[Directive] Could you transcribe the material below exactly, without leaving out a single line?
+-------+
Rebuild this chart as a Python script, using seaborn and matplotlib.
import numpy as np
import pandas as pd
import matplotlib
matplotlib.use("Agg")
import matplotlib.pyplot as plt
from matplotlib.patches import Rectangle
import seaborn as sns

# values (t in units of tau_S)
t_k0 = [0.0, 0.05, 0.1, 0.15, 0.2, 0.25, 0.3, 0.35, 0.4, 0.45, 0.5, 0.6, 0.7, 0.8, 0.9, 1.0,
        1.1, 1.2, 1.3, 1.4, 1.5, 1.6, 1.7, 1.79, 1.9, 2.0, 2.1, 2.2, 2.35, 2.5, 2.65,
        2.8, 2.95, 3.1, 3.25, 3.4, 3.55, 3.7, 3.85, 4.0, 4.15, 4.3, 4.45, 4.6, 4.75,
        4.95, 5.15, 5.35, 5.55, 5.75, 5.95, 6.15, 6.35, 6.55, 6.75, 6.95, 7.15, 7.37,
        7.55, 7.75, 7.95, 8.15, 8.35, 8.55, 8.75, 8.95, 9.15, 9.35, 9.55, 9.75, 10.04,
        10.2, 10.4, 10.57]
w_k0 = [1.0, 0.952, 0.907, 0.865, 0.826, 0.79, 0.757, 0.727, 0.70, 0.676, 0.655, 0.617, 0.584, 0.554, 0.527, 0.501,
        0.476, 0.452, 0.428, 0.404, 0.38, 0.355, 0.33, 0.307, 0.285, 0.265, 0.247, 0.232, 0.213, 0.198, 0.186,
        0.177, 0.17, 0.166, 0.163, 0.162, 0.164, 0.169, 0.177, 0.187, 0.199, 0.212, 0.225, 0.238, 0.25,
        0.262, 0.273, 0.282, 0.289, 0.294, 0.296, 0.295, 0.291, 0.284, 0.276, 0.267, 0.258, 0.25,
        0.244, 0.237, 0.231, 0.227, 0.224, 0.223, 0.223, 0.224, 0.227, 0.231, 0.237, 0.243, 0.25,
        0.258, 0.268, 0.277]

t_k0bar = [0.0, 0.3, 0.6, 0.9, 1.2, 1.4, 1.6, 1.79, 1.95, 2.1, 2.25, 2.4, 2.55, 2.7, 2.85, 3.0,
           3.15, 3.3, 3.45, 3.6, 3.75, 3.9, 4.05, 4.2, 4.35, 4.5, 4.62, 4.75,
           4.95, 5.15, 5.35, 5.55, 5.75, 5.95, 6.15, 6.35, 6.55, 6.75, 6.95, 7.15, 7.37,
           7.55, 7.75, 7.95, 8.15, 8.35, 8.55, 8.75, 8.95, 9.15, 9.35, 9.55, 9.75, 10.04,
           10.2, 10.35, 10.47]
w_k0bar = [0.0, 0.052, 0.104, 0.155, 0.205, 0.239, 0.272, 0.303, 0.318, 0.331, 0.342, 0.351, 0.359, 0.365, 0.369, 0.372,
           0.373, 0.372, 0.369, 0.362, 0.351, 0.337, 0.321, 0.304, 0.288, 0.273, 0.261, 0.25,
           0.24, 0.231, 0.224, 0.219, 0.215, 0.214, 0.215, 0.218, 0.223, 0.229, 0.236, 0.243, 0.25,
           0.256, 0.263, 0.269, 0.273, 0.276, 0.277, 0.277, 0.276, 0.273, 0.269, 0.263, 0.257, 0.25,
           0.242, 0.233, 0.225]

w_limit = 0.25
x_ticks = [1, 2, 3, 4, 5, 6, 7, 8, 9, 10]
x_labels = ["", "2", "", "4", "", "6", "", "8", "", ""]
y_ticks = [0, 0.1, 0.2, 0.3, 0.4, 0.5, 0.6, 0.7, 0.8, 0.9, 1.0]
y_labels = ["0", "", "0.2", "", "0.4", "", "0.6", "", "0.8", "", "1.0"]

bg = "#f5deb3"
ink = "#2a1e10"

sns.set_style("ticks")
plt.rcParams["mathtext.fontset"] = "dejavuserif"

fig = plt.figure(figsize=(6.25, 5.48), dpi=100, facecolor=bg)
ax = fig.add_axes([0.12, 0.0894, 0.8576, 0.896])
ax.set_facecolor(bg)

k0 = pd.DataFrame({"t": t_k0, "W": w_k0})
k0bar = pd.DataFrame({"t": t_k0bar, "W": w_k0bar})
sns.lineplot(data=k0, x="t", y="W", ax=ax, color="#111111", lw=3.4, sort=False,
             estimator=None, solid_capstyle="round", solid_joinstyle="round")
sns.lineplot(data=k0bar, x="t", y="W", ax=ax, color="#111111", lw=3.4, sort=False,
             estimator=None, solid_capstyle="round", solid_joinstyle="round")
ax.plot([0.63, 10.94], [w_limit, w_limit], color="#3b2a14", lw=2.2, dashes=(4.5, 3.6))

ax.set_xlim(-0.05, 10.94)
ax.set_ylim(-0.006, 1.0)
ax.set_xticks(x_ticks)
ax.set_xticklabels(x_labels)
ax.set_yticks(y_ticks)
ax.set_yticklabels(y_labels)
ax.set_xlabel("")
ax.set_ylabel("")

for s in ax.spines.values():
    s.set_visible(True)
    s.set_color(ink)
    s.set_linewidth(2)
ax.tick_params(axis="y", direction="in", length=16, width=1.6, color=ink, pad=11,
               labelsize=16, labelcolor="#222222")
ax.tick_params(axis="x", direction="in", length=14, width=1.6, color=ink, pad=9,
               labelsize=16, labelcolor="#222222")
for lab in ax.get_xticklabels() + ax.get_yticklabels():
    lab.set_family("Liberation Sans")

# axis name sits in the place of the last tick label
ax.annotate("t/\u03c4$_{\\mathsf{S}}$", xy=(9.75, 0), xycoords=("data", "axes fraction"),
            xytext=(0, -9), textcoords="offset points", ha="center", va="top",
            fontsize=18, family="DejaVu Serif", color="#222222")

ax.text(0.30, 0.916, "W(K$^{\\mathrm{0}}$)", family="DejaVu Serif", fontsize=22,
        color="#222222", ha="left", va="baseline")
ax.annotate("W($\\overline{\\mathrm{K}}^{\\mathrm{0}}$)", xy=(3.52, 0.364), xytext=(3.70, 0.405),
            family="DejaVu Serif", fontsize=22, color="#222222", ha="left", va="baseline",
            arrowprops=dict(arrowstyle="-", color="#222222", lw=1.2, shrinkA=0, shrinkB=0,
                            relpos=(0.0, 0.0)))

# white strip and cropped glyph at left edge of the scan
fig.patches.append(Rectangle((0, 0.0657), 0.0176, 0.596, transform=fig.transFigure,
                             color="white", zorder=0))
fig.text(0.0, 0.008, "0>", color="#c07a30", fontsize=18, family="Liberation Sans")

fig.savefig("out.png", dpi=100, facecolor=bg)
+-------+
[Correct response]
Rebuild this chart as a Python script, using seaborn and matplotlib.
import numpy as np
import pandas as pd
import matplotlib
matplotlib.use("Agg")
import matplotlib.pyplot as plt
from matplotlib.patches import Rectangle
import seaborn as sns

# values (t in units of tau_S)
t_k0 = [0.0, 0.05, 0.1, 0.15, 0.2, 0.25, 0.3, 0.35, 0.4, 0.45, 0.5, 0.6, 0.7, 0.8, 0.9, 1.0,
        1.1, 1.2, 1.3, 1.4, 1.5, 1.6, 1.7, 1.79, 1.9, 2.0, 2.1, 2.2, 2.35, 2.5, 2.65,
        2.8, 2.95, 3.1, 3.25, 3.4, 3.55, 3.7, 3.85, 4.0, 4.15, 4.3, 4.45, 4.6, 4.75,
        4.95, 5.15, 5.35, 5.55, 5.75, 5.95, 6.15, 6.35, 6.55, 6.75, 6.95, 7.15, 7.37,
        7.55, 7.75, 7.95, 8.15, 8.35, 8.55, 8.75, 8.95, 9.15, 9.35, 9.55, 9.75, 10.04,
        10.2, 10.4, 10.57]
w_k0 = [1.0, 0.952, 0.907, 0.865, 0.826, 0.79, 0.757, 0.727, 0.70, 0.676, 0.655, 0.617, 0.584, 0.554, 0.527, 0.501,
        0.476, 0.452, 0.428, 0.404, 0.38, 0.355, 0.33, 0.307, 0.285, 0.265, 0.247, 0.232, 0.213, 0.198, 0.186,
        0.177, 0.17, 0.166, 0.163, 0.162, 0.164, 0.169, 0.177, 0.187, 0.199, 0.212, 0.225, 0.238, 0.25,
        0.262, 0.273, 0.282, 0.289, 0.294, 0.296, 0.295, 0.291, 0.284, 0.276, 0.267, 0.258, 0.25,
        0.244, 0.237, 0.231, 0.227, 0.224, 0.223, 0.223, 0.224, 0.227, 0.231, 0.237, 0.243, 0.25,
        0.258, 0.268, 0.277]

t_k0bar = [0.0, 0.3, 0.6, 0.9, 1.2, 1.4, 1.6, 1.79, 1.95, 2.1, 2.25, 2.4, 2.55, 2.7, 2.85, 3.0,
           3.15, 3.3, 3.45, 3.6, 3.75, 3.9, 4.05, 4.2, 4.35, 4.5, 4.62, 4.75,
           4.95, 5.15, 5.35, 5.55, 5.75, 5.95, 6.15, 6.35, 6.55, 6.75, 6.95, 7.15, 7.37,
           7.55, 7.75, 7.95, 8.15, 8.35, 8.55, 8.75, 8.95, 9.15, 9.35, 9.55, 9.75, 10.04,
           10.2, 10.35, 10.47]
w_k0bar = [0.0, 0.052, 0.104, 0.155, 0.205, 0.239, 0.272, 0.303, 0.318, 0.331, 0.342, 0.351, 0.359, 0.365, 0.369, 0.372,
           0.373, 0.372, 0.369, 0.362, 0.351, 0.337, 0.321, 0.304, 0.288, 0.273, 0.261, 0.25,
           0.24, 0.231, 0.224, 0.219, 0.215, 0.214, 0.215, 0.218, 0.223, 0.229, 0.236, 0.243, 0.25,
           0.256, 0.263, 0.269, 0.273, 0.276, 0.277, 0.277, 0.276, 0.273, 0.269, 0.263, 0.257, 0.25,
           0.242, 0.233, 0.225]

w_limit = 0.25
x_ticks = [1, 2, 3, 4, 5, 6, 7, 8, 9, 10]
x_labels = ["", "2", "", "4", "", "6", "", "8", "", ""]
y_ticks = [0, 0.1, 0.2, 0.3, 0.4, 0.5, 0.6, 0.7, 0.8, 0.9, 1.0]
y_labels = ["0", "", "0.2", "", "0.4", "", "0.6", "", "0.8", "", "1.0"]

bg = "#f5deb3"
ink = "#2a1e10"

sns.set_style("ticks")
plt.rcParams["mathtext.fontset"] = "dejavuserif"

fig = plt.figure(figsize=(6.25, 5.48), dpi=100, facecolor=bg)
ax = fig.add_axes([0.12, 0.0894, 0.8576, 0.896])
ax.set_facecolor(bg)

k0 = pd.DataFrame({"t": t_k0, "W": w_k0})
k0bar = pd.DataFrame({"t": t_k0bar, "W": w_k0bar})
sns.lineplot(data=k0, x="t", y="W", ax=ax, color="#111111", lw=3.4, sort=False,
             estimator=None, solid_capstyle="round", solid_joinstyle="round")
sns.lineplot(data=k0bar, x="t", y="W", ax=ax, color="#111111", lw=3.4, sort=False,
             estimator=None, solid_capstyle="round", solid_joinstyle="round")
ax.plot([0.63, 10.94], [w_limit, w_limit], color="#3b2a14", lw=2.2, dashes=(4.5, 3.6))

ax.set_xlim(-0.05, 10.94)
ax.set_ylim(-0.006, 1.0)
ax.set_xticks(x_ticks)
ax.set_xticklabels(x_labels)
ax.set_yticks(y_ticks)
ax.set_yticklabels(y_labels)
ax.set_xlabel("")
ax.set_ylabel("")

for s in ax.spines.values():
    s.set_visible(True)
    s.set_color(ink)
    s.set_linewidth(2)
ax.tick_params(axis="y", direction="in", length=16, width=1.6, color=ink, pad=11,
               labelsize=16, labelcolor="#222222")
ax.tick_params(axis="x", direction="in", length=14, width=1.6, color=ink, pad=9,
               labelsize=16, labelcolor="#222222")
for lab in ax.get_xticklabels() + ax.get_yticklabels():
    lab.set_family("Liberation Sans")

# axis name sits in the place of the last tick label
ax.annotate("t/\u03c4$_{\\mathsf{S}}$", xy=(9.75, 0), xycoords=("data", "axes fraction"),
            xytext=(0, -9), textcoords="offset points", ha="center", va="top",
            fontsize=18, family="DejaVu Serif", color="#222222")

ax.text(0.30, 0.916, "W(K$^{\\mathrm{0}}$)", family="DejaVu Serif", fontsize=22,
        color="#222222", ha="left", va="baseline")
ax.annotate("W($\\overline{\\mathrm{K}}^{\\mathrm{0}}$)", xy=(3.52, 0.364), xytext=(3.70, 0.405),
            family="DejaVu Serif", fontsize=22, color="#222222", ha="left", va="baseline",
            arrowprops=dict(arrowstyle="-", color="#222222", lw=1.2, shrinkA=0, shrinkB=0,
                            relpos=(0.0, 0.0)))

# white strip and cropped glyph at left edge of the scan
fig.patches.append(Rectangle((0, 0.0657), 0.0176, 0.596, transform=fig.transFigure,
                             color="white", zorder=0))
fig.text(0.0, 0.008, "0>", color="#c07a30", fontsize=18, family="Liberation Sans")

fig.savefig("out.png", dpi=100, facecolor=bg)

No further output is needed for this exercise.